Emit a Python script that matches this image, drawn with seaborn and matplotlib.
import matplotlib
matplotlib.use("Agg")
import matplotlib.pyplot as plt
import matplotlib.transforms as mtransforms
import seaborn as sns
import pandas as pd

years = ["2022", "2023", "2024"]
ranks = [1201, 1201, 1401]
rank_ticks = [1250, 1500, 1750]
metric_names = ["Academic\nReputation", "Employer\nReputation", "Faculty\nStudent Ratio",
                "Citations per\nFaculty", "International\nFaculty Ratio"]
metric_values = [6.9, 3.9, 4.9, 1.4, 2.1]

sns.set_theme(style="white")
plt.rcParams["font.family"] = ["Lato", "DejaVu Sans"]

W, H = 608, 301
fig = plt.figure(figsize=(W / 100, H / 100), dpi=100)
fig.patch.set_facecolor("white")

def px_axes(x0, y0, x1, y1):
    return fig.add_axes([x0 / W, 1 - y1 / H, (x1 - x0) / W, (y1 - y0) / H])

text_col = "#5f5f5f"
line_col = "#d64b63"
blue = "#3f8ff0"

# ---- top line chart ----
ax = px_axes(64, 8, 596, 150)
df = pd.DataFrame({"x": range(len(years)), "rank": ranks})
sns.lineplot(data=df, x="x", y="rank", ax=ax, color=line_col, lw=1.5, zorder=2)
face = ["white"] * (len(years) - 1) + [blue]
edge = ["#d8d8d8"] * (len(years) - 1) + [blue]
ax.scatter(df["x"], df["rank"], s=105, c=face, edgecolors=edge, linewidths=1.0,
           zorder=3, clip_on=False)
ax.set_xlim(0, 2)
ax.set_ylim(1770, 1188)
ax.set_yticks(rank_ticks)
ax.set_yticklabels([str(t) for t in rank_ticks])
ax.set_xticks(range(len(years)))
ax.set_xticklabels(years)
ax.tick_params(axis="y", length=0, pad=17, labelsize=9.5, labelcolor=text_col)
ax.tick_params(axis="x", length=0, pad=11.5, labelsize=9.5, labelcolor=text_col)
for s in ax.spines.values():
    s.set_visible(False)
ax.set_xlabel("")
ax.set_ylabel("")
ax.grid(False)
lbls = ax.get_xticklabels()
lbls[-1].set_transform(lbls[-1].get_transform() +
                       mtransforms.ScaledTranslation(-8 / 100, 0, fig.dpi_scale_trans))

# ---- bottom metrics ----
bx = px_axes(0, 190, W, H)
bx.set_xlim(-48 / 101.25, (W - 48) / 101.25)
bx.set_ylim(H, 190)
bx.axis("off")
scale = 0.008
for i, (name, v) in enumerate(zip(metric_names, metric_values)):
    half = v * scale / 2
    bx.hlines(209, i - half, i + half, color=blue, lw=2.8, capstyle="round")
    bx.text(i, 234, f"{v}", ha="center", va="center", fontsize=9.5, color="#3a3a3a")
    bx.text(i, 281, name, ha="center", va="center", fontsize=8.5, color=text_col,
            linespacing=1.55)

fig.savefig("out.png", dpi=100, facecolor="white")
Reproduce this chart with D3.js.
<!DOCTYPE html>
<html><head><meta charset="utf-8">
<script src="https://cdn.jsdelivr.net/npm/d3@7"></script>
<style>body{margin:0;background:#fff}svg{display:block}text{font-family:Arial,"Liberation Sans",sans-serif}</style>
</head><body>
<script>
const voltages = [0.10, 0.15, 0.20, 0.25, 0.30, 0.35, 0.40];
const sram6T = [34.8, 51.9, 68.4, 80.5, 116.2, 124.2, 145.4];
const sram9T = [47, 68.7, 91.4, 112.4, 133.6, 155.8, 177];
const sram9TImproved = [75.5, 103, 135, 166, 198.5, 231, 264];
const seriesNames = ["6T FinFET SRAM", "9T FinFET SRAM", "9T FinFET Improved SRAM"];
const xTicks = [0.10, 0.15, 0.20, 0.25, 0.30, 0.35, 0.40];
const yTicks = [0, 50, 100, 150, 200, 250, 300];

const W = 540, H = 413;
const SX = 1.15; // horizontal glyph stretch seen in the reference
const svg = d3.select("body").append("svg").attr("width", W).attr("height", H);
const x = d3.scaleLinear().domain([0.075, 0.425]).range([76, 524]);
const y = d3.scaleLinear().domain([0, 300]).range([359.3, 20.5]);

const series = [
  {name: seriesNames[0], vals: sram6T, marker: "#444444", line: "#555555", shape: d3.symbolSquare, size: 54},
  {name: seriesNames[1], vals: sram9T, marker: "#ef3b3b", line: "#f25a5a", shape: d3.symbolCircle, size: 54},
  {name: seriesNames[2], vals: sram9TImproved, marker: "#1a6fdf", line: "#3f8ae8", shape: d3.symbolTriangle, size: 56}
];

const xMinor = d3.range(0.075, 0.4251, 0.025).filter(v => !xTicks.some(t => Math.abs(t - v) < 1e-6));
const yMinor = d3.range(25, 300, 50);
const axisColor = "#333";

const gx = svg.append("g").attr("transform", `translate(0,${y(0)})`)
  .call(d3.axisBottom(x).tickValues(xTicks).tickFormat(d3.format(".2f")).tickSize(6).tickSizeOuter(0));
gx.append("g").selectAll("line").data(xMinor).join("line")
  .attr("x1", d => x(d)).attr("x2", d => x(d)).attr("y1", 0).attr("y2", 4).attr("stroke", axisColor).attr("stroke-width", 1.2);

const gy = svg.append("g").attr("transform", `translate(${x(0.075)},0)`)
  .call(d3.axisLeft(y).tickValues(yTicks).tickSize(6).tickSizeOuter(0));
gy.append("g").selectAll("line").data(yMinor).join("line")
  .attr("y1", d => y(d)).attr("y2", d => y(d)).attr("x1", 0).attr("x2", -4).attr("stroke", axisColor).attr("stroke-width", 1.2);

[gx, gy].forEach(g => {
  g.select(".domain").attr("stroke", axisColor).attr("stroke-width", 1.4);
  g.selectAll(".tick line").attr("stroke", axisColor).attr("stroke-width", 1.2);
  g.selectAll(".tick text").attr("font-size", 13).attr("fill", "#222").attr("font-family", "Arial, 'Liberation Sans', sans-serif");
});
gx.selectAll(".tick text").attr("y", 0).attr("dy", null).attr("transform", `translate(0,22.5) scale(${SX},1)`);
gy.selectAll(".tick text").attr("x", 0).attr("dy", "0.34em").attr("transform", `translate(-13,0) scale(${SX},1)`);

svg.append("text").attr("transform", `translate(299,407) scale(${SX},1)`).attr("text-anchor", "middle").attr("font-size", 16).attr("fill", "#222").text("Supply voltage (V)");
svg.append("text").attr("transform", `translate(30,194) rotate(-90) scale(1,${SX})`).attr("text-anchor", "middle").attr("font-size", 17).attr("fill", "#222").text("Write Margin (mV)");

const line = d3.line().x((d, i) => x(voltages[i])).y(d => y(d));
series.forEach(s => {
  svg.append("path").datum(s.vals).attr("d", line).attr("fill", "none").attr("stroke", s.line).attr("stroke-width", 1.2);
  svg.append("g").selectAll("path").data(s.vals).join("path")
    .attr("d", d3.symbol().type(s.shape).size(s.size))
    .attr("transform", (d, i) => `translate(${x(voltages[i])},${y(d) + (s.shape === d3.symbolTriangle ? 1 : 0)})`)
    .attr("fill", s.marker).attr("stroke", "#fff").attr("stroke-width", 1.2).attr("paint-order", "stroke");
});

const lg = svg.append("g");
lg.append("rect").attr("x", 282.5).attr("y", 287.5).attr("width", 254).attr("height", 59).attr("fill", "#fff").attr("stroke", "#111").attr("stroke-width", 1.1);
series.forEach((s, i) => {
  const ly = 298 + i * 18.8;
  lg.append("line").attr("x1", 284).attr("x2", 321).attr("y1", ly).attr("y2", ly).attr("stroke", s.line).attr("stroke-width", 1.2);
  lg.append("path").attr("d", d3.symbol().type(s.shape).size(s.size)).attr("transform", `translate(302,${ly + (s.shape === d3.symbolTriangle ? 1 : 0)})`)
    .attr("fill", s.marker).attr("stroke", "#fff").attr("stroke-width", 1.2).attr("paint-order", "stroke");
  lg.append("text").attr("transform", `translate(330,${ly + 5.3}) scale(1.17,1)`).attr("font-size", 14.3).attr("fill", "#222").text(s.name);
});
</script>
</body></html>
----------------
Copy out the lines in which the string "matplotlib" appears.

Emit a Python script that matches this image, drawn with seaborn and matplotlib.
import matplotlib
matplotlib.use("Agg")
import matplotlib.pyplot as plt
import matplotlib.transforms as mtransforms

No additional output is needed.